Gilmour organised the defences, evacuated the wounded, beat off a strong night attack and held on in what was a completely isolated position until he was relieved 36 hours later. He was awarded an immediate MC.
Earlier the same day, as he advanced in broad daylight through the lines of the 7th Battalion Argyll and Sutherland Highlanders, he celebrated what he hoped was a momentary respite in the battle by raising his helmet like a bowler hat to Lt Col Lorne Campbell, their commanding officer (who subsequently won a Victoria Cross), and wishing him a cheerful "Good morning".
At the end of the campaign in North Africa, Gilmour fought with 2 Seaforth in Sicily and then in the drive across north-west Europe from Normandy to Arnhem. In October 1944, he transferred to 7 Seaforth as second-in-command and took part in the battle of the Reichswald Forest, the crossing of the Rhine and the Elbe, the advance to the Baltic and the capture of Kiel.
He was awarded the US Distinguished Service Cross for gallantry at the Deurne Canal, Holland, in 1945 and was also mentioned in despatches.
After the war, Gilmour attended the Staff College, Camberley, and in 1947 was posted to BAOR as deputy assistant adjutant and quartermaster-general.
He was an unenthusiastic staff officer; deskwork did not excite him. Shortly after his appointment as adjutant of 11 Seaforth, the paymaster telephoned him in a fury to ask why the records had not reached him. Gilmour replied that they had been despatched by slow goods train.
After a spell as instructor at the Staff College at Quetta, Gilmour served with 1 Seaforth in Aden, Egypt and Gibraltar as a company commander and subsequently as second-in-command.
He instructed at the RAC School, Lulworth, in 1957, before moving to Accra as chief of staff to the Ghana Armed Forces where he was involved in raising, equipping and training the army for a wider operational role outside the country. He also enjoyed playing polo for Ghana against Nigeria. His services were recognised with the award of an OBE.
In 1960, shortly after the declaration of independence by the Republic of the Congo, soldiers of the Congolese army mutinied and Ghanaian troops were sent in. Gilmour played an important role in helping to contain the insurgency pending the arrival of a UN force.
After an appointment as GSO1 at HQ West Midland Division TA, followed by a move to the Chief Recruiting Liaison Staff in Edinburgh, Gilmour retired from the Army in 1967. He settled at the family home at Invernauld, Rosehall, and embarked on a career in local government.
Gilmour served on the Sutherland County (subsequently District) Council for many years and was chairman from 1974 to 1978. Devoted to the county and its people, he walked the hills and glens getting to know the communities so that when policy had to be decided his opinions carried the weight that comes with knowledge gained at first hand.

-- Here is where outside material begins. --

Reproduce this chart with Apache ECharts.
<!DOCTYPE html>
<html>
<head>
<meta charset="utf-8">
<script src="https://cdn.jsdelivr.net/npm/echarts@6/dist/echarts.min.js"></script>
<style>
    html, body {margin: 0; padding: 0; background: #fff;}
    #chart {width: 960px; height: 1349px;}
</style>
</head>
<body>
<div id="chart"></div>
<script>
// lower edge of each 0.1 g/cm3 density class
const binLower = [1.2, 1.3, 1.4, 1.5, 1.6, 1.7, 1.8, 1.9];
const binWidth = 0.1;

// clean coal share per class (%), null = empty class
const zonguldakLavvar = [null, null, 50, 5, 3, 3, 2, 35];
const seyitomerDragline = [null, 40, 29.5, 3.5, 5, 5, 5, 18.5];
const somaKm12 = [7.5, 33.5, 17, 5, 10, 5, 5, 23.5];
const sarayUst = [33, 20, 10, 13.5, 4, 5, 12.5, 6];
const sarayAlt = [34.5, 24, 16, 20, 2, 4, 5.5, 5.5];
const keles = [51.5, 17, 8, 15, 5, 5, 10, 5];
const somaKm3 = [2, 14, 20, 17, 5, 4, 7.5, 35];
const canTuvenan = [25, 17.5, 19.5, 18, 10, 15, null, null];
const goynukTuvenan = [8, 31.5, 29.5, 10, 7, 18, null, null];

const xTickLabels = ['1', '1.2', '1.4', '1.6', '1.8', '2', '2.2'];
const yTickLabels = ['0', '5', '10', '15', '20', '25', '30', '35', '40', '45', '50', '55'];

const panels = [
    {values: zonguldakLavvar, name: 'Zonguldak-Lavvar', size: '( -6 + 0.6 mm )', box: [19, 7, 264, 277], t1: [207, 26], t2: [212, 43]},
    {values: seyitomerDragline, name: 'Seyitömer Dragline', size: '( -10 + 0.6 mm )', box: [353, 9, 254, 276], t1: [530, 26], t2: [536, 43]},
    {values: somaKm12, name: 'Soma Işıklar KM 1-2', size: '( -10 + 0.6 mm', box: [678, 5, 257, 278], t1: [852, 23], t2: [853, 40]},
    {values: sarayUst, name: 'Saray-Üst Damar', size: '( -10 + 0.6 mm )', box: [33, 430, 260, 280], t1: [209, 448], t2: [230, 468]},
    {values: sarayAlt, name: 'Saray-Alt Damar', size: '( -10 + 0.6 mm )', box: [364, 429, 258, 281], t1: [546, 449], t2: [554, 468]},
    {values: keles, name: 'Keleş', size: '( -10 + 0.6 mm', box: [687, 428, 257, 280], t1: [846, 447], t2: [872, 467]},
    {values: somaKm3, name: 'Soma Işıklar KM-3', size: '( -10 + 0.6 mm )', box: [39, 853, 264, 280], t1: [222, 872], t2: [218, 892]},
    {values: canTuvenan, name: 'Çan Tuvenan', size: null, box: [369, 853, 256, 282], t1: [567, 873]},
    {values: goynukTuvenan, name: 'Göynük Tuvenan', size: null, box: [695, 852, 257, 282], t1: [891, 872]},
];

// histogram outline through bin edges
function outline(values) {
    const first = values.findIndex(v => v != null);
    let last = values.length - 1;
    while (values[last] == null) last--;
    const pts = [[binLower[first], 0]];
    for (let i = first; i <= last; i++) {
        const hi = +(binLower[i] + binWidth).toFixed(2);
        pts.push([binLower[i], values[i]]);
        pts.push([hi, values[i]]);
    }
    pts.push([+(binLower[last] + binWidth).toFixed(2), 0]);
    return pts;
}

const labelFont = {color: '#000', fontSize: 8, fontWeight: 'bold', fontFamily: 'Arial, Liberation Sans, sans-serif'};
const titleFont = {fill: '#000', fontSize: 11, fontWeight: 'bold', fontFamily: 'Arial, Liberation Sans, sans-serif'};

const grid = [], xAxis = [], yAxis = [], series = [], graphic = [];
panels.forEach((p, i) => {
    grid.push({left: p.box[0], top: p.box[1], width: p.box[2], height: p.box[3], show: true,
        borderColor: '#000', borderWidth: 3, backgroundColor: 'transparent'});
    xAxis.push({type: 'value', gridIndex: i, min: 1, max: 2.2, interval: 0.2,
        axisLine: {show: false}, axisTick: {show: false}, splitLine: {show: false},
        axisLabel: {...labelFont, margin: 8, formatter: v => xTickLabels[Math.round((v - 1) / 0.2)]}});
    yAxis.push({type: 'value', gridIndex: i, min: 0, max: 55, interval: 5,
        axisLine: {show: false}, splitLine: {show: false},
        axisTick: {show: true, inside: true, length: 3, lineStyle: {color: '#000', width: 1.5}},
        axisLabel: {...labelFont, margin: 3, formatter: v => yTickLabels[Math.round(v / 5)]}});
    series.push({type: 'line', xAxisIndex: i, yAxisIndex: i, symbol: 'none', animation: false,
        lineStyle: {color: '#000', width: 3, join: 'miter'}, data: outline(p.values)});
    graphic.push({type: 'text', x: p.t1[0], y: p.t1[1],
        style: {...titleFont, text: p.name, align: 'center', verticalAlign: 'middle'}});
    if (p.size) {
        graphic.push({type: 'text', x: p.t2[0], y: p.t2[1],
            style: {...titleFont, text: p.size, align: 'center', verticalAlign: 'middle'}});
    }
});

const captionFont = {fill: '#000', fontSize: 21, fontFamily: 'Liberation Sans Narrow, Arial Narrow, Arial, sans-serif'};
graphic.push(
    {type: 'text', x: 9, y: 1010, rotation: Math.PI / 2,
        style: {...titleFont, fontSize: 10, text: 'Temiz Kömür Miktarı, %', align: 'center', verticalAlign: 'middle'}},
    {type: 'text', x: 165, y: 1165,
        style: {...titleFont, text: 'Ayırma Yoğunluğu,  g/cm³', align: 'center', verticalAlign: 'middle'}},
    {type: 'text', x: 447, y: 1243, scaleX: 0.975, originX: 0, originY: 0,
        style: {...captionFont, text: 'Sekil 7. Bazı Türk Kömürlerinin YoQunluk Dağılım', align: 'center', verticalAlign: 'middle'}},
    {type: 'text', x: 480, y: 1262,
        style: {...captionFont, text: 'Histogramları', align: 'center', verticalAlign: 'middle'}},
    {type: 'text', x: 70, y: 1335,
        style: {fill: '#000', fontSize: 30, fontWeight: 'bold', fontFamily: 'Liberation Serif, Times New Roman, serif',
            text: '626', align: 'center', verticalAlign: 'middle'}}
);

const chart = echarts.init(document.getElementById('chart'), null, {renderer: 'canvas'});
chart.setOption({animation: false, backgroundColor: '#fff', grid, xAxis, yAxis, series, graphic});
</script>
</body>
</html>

Gilmour served on many other boards throughout the Highlands. He was president of the Highland Territorial Army Volunteer Reserves Association from 1989 to 1991, chairman of the Highland Health Board from 1981 to 1983, chairman of the Highland River Purification Board from 1994 to 1996 and a member of the Highlands and Islands Development Consultative Council from 1975 to 1987.
On one occasion, pitted against a senior civil servant at a meeting in Edinburgh, Gilmour marshalled his facts and figures in his usual quiet, concise way. There was a long pause and then the mandarin said: "I see that you are a colonel. I should have known. I have been outfought, outwitted and outgunned."
Behind a natural reserve, Gilmour was the best of company and had a fund of amusing stories. He was a fine piper, a good shot and a first-class fisherman.
He was Lord-Lieutenant of Sutherland from 1972 to 1991, and was appointed KCVO in 1990.
Allan Gilmour died on September 22. He married, in 1941, Jean Wood, who survives him, together with three sons and a daughter.